Imagine sitting at your local Starbucks restaurant or enjoying drinks at your favorite bar with friends and a drone blows half the place up because President Obama thinks he has the authority to conduct drone military strikes here at home on his own people. Senator Paul Rand Paul tried to put the brakes on President Obama’s “license to kill” obsession by filibustering John Brennan’s CIA nomination March 6, 2013.
That’s right Senator Paul exercised his right as a member of Congress, enshrined in the United States Constitution, to draw attention to a very serious matter. When the Senate was set to vote on John Brennan’s nomination for head of the CIA, Paul led a 13-hour filibuster against the nomination demanding Obama put in writing he would never use drones kill Americans not involved in combat.
Why did Paul take such a bold stand? Attorney General Eric Holder wrote a letter indicating the president has the power to conduct drone strikes on American soil but “has no intention of doing so.” “No intention” isn’t the same as “won’t ever” and Paul rode herd on this administration’s frightening interpretation of its executive war powers.
“You should be charged, you should be imprisoned if they can make the charges stick. But they shouldn’t just drop a Hellfire missile on your café experience,” declared Paul on the Senate floor.
Why is it a big deal? Drones kill innocent people as they obliterate the bad guys. According to a Stanford/New York University report Living Under Drones “from June 2004 to September 2012, drone strikes killed 2,562 - 3,325 people in Pakistan, of whom 474 - 881 were civilians, including 176 children.” The report found the strikes injured another 1,228 - 1,362 individuals. In war zones abroad some level of civilian loss may be acceptable but not here at home. No way. No how.

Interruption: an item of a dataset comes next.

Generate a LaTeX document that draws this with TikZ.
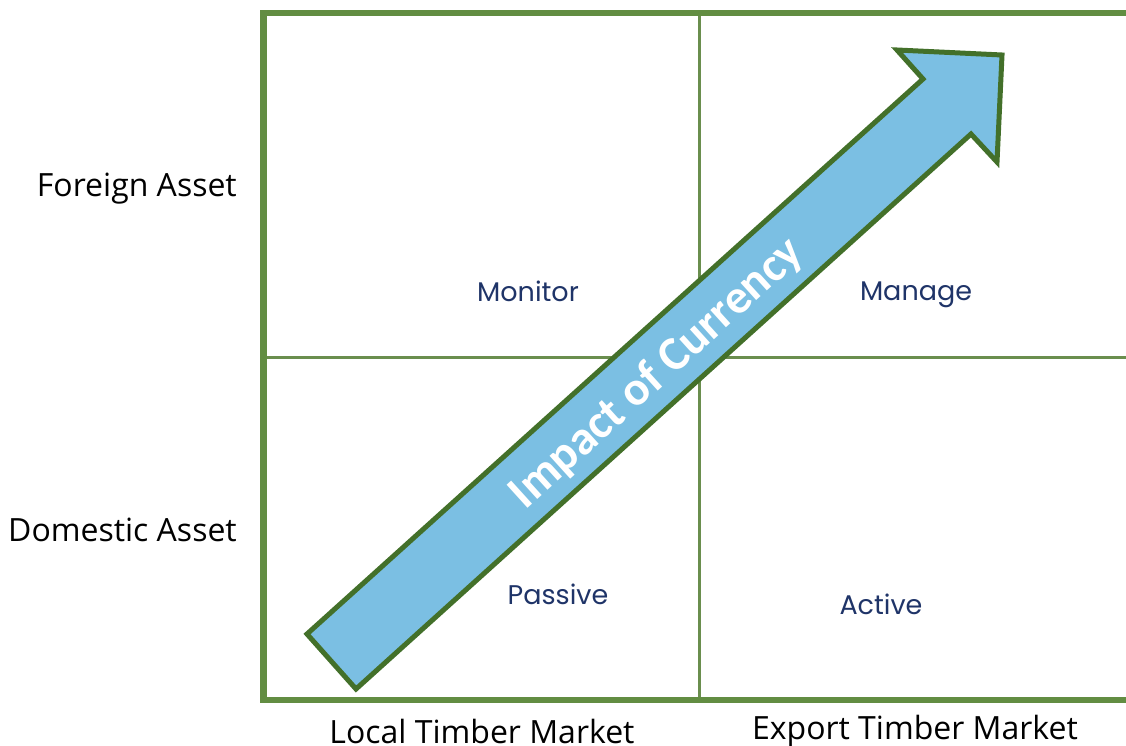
\documentclass[tikz,border=0pt]{standalone}
\usepackage{fontspec}
\setmainfont{Open Sans}
\newfontfamily\cellfont{Poppins}
\newfontfamily\arrowfont{Carlito}
\definecolor{gridgreen}{HTML}{628D42}
\definecolor{thingreen}{HTML}{6A8E4E}
\definecolor{arrowline}{HTML}{43702A}
\definecolor{arrowfill}{HTML}{7BBFE3}
\definecolor{navy}{HTML}{1F3468}
\tikzset{
  axislabel/.style={font=\fontsize{32}{38}\selectfont, text=black, inner sep=0pt},
  celllabel/.style={font=\cellfont\fontsize{27}{32}\selectfont, text=navy, inner sep=0pt},
  frame/.style={draw=gridgreen, line width=6.5pt},
  divider/.style={draw=thingreen, line width=3pt},
  bigarrow/.style={draw=arrowline, fill=arrowfill, line width=5pt, line join=miter},
}
\begin{document}
\begin{tikzpicture}[x=1pt, y=-1pt]
  \useasboundingbox (0,0) rectangle (1126,746);

  % quadrant dividers
  \coordinate (vtop) at (699,13);
  \coordinate (vbot) at (699,700);
  \coordinate (hleft) at (263,357);
  \coordinate (hright) at (1126,357);
  \draw[divider] (vtop) -- (vbot);
  \draw[divider] (hleft) -- (hright);

  % outer frame (left, top, bottom)
  \coordinate (tr) at (1126,13);
  \coordinate (tl) at (263.5,13);
  \coordinate (bl) at (263.5,700);
  \coordinate (br) at (1126,700);
  \draw[frame, line cap=rect] (tr) -- (tl) -- (bl) -- (br);

  % quadrant labels
  \node[celllabel] (monitor) at (528,291) {Monitor};
  \node[celllabel] (manage)  at (916,295) {Manage};
  \node[celllabel] (passive) at (558,594) {Passive};
  \node[celllabel] (active)  at (881,604) {Active};

  % diagonal arrow
  \coordinate (tailL) at (307,634);
  \coordinate (tailB) at (356,689);
  \coordinate (notchR) at (971,134);
  \coordinate (barbR) at (997,162);
  \coordinate (tip) at (1002,55);
  \coordinate (barbL) at (897,50);
  \coordinate (notchL) at (923,79);
  \draw[bigarrow] (tailL) -- (tailB) -- (notchR) -- (barbR) -- (tip) -- (barbL) -- (notchL) -- cycle;
  \node[font=\arrowfont\bfseries\fontsize{48}{54}\selectfont, text=white, rotate=42.2, inner sep=0pt]
    (impact) at (657,374) {Impact of Currency};

  % axis labels
  \node[axislabel, anchor=east] (foreign) at (237,189) {Foreign Asset};
  \node[axislabel, anchor=east] (domestic) at (237,530) {Domestic Asset};
  \node[axislabel] (local) at (482,731) {Local Timber Market};
  \node[axislabel] (export) at (915,731) {Export Timber Market};
\end{tikzpicture}
\end{document}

In its haughty attempt to castigate Paul, the Wall Street Journal noted that under our war laws, the government can “target enemy combatants anywhere, anytime.” A US citizen can be declared an enemy combatant by the President “if he belongs to an entity –a government, say, or a terrorist network like al Qaeda” that is at war with the United States. The Journal and Holder’s interpretation of it’s ability to use drones on Americans here at home versus conventional means of capture, interrogate, find guilty, and punish seems to be in the over-reach zone.